▶ **Recorded data**
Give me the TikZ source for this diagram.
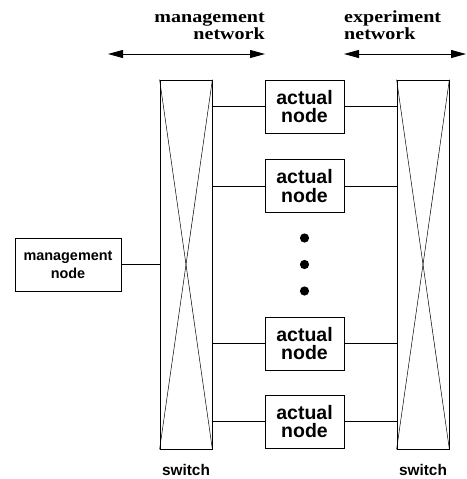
\documentclass[tikz,border=0pt]{standalone}
\usepackage{fontspec}
\setmainfont{Liberation Serif}
\newfontfamily\labelfont{Liberation Sans}[BoldFont={* Bold}]
\newfontfamily\netfont{Liberation Serif}[FakeStretch=1.18]
\usetikzlibrary{arrows.meta}
\begin{document}
\begin{tikzpicture}[x=1pt,y=-1pt,
  box/.style={draw,line width=0.8pt,inner sep=0pt,align=center},
  hostbox/.style={box,minimum width=79pt,minimum height=53pt,
    font=\labelfont\bfseries\fontsize{19.5}{18.5}\selectfont},
  switchbox/.style={box,minimum width=52pt,minimum height=369pt},
  link/.style={line width=0.8pt},
  span/.style={line width=0.9pt,{Triangle[length=15pt,width=8pt]}-{Triangle[length=15pt,width=8pt]}},
  nettitle/.style={inner sep=0pt,font=\netfont\bfseries\fontsize{17}{16.3}\selectfont},
  caption/.style={inner sep=0pt,anchor=base,font=\labelfont\bfseries\fontsize{15.4}{18}\selectfont}]
\useasboundingbox (0,0) rectangle (466,479);

% the two switches, each drawn as a box crossed corner to corner
\node[switchbox] (swL) at (186,264.5) {};
\node[switchbox] (swR) at (423,264.5) {};
\foreach \s in {swL,swR}{
  \draw[line width=0.5pt] (\s.north west) -- (\s.south east);
  \draw[line width=0.5pt] (\s.north east) -- (\s.south west);
}
\node[caption] (capL) at (186,475) {switch};
\node[caption] (capR) at (423,475) {switch};

% compute nodes between the switches
\node[hostbox] (h1) at (304.5,106.5) {actual\\node};
\node[hostbox] (h2) at (304.5,186) {actual\\node};
\node[hostbox] (h3) at (304.5,343.5) {actual\\node};
\node[hostbox] (h4) at (304.5,421.5) {actual\\node};
\foreach \h in {h1,h2,h3,h4}{
  \draw[link] (swL.east |- \h) -- (\h.west);
  \draw[link] (\h.east) -- (swR.west |- \h);
}

% ellipsis for the nodes left out
\foreach \y in {238,264.5,291}
  \fill (304.5,\y) circle (4.6pt);

% management node on the left
\node[box,minimum width=106pt,minimum height=53pt,
  font=\labelfont\bfseries\fontsize{14.4}{18}\selectfont] (mgmt) at (68,264.5) {management\\node};
\draw[link] (mgmt.east) -- (swL.west |- mgmt);

% network spans
\coordinate (mA) at (108,54);
\coordinate (mB) at (265,54);
\coordinate (eA) at (344,54);
\coordinate (eB) at (466,54);
\draw[span] (mA) -- (mB);
\draw[span] (eA) -- (eB);
% anchored on the baseline of the second line
\node[nettitle,align=right,anchor=base east] (mnet) at (265,39) {management\\network};
\node[nettitle,align=left,anchor=base west] (enet) at (344,39) {experiment\\network};
\end{tikzpicture}
\end{document}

▶ **Task description**
Write out the listing word for word, omitting the pictures it holds.

▶ **The solution**
Give me the TikZ source for this diagram.
\documentclass[tikz,border=0pt]{standalone}
\usepackage{fontspec}
\setmainfont{Liberation Serif}
\newfontfamily\labelfont{Liberation Sans}[BoldFont={* Bold}]
\newfontfamily\netfont{Liberation Serif}[FakeStretch=1.18]
\usetikzlibrary{arrows.meta}
\begin{document}
\begin{tikzpicture}[x=1pt,y=-1pt,
  box/.style={draw,line width=0.8pt,inner sep=0pt,align=center},
  hostbox/.style={box,minimum width=79pt,minimum height=53pt,
    font=\labelfont\bfseries\fontsize{19.5}{18.5}\selectfont},
  switchbox/.style={box,minimum width=52pt,minimum height=369pt},
  link/.style={line width=0.8pt},
  span/.style={line width=0.9pt,{Triangle[length=15pt,width=8pt]}-{Triangle[length=15pt,width=8pt]}},
  nettitle/.style={inner sep=0pt,font=\netfont\bfseries\fontsize{17}{16.3}\selectfont},
  caption/.style={inner sep=0pt,anchor=base,font=\labelfont\bfseries\fontsize{15.4}{18}\selectfont}]
\useasboundingbox (0,0) rectangle (466,479);

% the two switches, each drawn as a box crossed corner to corner
\node[switchbox] (swL) at (186,264.5) {};
\node[switchbox] (swR) at (423,264.5) {};
\foreach \s in {swL,swR}{
  \draw[line width=0.5pt] (\s.north west) -- (\s.south east);
  \draw[line width=0.5pt] (\s.north east) -- (\s.south west);
}
\node[caption] (capL) at (186,475) {switch};
\node[caption] (capR) at (423,475) {switch};

% compute nodes between the switches
\node[hostbox] (h1) at (304.5,106.5) {actual\\node};
\node[hostbox] (h2) at (304.5,186) {actual\\node};
\node[hostbox] (h3) at (304.5,343.5) {actual\\node};
\node[hostbox] (h4) at (304.5,421.5) {actual\\node};
\foreach \h in {h1,h2,h3,h4}{
  \draw[link] (swL.east |- \h) -- (\h.west);
  \draw[link] (\h.east) -- (swR.west |- \h);
}

% ellipsis for the nodes left out
\foreach \y in {238,264.5,291}
  \fill (304.5,\y) circle (4.6pt);

% management node on the left
\node[box,minimum width=106pt,minimum height=53pt,
  font=\labelfont\bfseries\fontsize{14.4}{18}\selectfont] (mgmt) at (68,264.5) {management\\node};
\draw[link] (mgmt.east) -- (swL.west |- mgmt);

% network spans
\coordinate (mA) at (108,54);
\coordinate (mB) at (265,54);
\coordinate (eA) at (344,54);
\coordinate (eB) at (466,54);
\draw[span] (mA) -- (mB);
\draw[span] (eA) -- (eB);
% anchored on the baseline of the second line
\node[nettitle,align=right,anchor=base east] (mnet) at (265,39) {management\\network};
\node[nettitle,align=left,anchor=base west] (enet) at (344,39) {experiment\\network};
\end{tikzpicture}
\end{document}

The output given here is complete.